(YOUR OBJECTIVE) Write out each line word for word. Drop pictures.

(SUPPLIED MATERIAL)
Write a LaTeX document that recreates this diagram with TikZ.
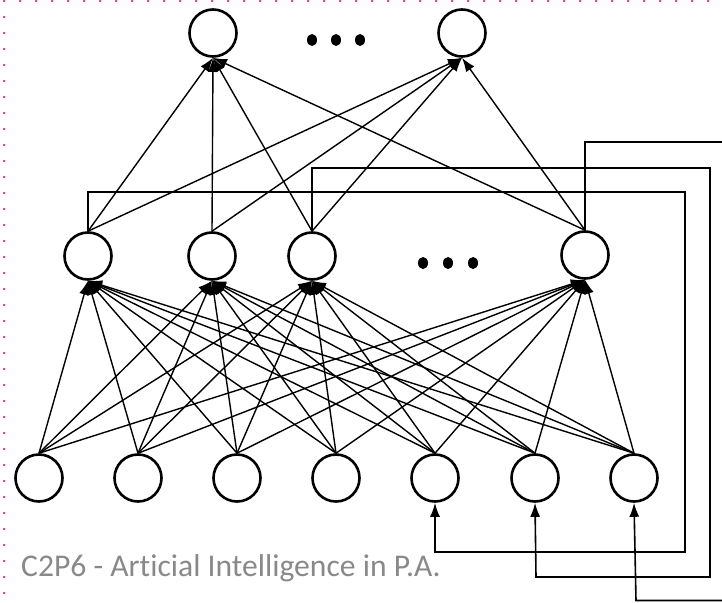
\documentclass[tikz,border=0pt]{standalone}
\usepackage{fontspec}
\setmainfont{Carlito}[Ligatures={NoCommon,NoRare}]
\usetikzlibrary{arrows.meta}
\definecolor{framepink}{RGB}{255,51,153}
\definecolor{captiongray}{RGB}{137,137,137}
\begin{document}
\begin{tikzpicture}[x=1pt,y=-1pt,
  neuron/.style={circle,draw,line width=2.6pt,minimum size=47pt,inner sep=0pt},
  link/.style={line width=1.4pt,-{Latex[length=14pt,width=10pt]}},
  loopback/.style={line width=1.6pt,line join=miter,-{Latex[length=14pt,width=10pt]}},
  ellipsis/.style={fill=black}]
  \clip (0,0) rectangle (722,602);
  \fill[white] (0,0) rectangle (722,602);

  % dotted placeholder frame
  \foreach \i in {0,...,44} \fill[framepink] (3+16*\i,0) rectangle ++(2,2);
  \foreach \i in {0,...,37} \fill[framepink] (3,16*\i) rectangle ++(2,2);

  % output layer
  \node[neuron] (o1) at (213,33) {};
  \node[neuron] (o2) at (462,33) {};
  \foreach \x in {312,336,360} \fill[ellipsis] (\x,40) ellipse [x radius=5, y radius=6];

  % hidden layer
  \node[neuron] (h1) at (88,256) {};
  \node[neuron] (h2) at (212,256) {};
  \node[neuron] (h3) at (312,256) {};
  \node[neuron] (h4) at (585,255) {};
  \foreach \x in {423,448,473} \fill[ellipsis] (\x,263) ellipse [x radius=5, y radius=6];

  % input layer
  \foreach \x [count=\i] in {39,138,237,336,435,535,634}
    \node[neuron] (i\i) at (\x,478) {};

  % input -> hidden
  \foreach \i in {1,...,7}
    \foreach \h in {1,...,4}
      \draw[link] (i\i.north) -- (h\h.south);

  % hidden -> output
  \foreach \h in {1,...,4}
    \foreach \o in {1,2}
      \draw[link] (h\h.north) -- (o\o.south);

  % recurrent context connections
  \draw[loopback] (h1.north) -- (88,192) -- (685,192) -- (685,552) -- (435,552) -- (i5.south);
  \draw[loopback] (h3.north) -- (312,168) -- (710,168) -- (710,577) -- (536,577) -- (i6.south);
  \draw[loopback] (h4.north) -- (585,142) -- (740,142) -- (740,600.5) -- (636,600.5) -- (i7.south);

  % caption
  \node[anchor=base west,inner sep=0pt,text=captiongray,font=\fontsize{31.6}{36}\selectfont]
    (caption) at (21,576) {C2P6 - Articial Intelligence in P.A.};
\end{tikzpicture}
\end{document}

(EXERCISE RESPONSE)
Write a LaTeX document that recreates this diagram with TikZ.
\documentclass[tikz,border=0pt]{standalone}
\usepackage{fontspec}
\setmainfont{Carlito}[Ligatures={NoCommon,NoRare}]
\usetikzlibrary{arrows.meta}
\definecolor{framepink}{RGB}{255,51,153}
\definecolor{captiongray}{RGB}{137,137,137}
\begin{document}
\begin{tikzpicture}[x=1pt,y=-1pt,
  neuron/.style={circle,draw,line width=2.6pt,minimum size=47pt,inner sep=0pt},
  link/.style={line width=1.4pt,-{Latex[length=14pt,width=10pt]}},
  loopback/.style={line width=1.6pt,line join=miter,-{Latex[length=14pt,width=10pt]}},
  ellipsis/.style={fill=black}]
  \clip (0,0) rectangle (722,602);
  \fill[white] (0,0) rectangle (722,602);

  % dotted placeholder frame
  \foreach \i in {0,...,44} \fill[framepink] (3+16*\i,0) rectangle ++(2,2);
  \foreach \i in {0,...,37} \fill[framepink] (3,16*\i) rectangle ++(2,2);

  % output layer
  \node[neuron] (o1) at (213,33) {};
  \node[neuron] (o2) at (462,33) {};
  \foreach \x in {312,336,360} \fill[ellipsis] (\x,40) ellipse [x radius=5, y radius=6];

  % hidden layer
  \node[neuron] (h1) at (88,256) {};
  \node[neuron] (h2) at (212,256) {};
  \node[neuron] (h3) at (312,256) {};
  \node[neuron] (h4) at (585,255) {};
  \foreach \x in {423,448,473} \fill[ellipsis] (\x,263) ellipse [x radius=5, y radius=6];

  % input layer
  \foreach \x [count=\i] in {39,138,237,336,435,535,634}
    \node[neuron] (i\i) at (\x,478) {};

  % input -> hidden
  \foreach \i in {1,...,7}
    \foreach \h in {1,...,4}
      \draw[link] (i\i.north) -- (h\h.south);

  % hidden -> output
  \foreach \h in {1,...,4}
    \foreach \o in {1,2}
      \draw[link] (h\h.north) -- (o\o.south);

  % recurrent context connections
  \draw[loopback] (h1.north) -- (88,192) -- (685,192) -- (685,552) -- (435,552) -- (i5.south);
  \draw[loopback] (h3.north) -- (312,168) -- (710,168) -- (710,577) -- (536,577) -- (i6.south);
  \draw[loopback] (h4.north) -- (585,142) -- (740,142) -- (740,600.5) -- (636,600.5) -- (i7.south);

  % caption
  \node[anchor=base west,inner sep=0pt,text=captiongray,font=\fontsize{31.6}{36}\selectfont]
    (caption) at (21,576) {C2P6 - Articial Intelligence in P.A.};
\end{tikzpicture}
\end{document}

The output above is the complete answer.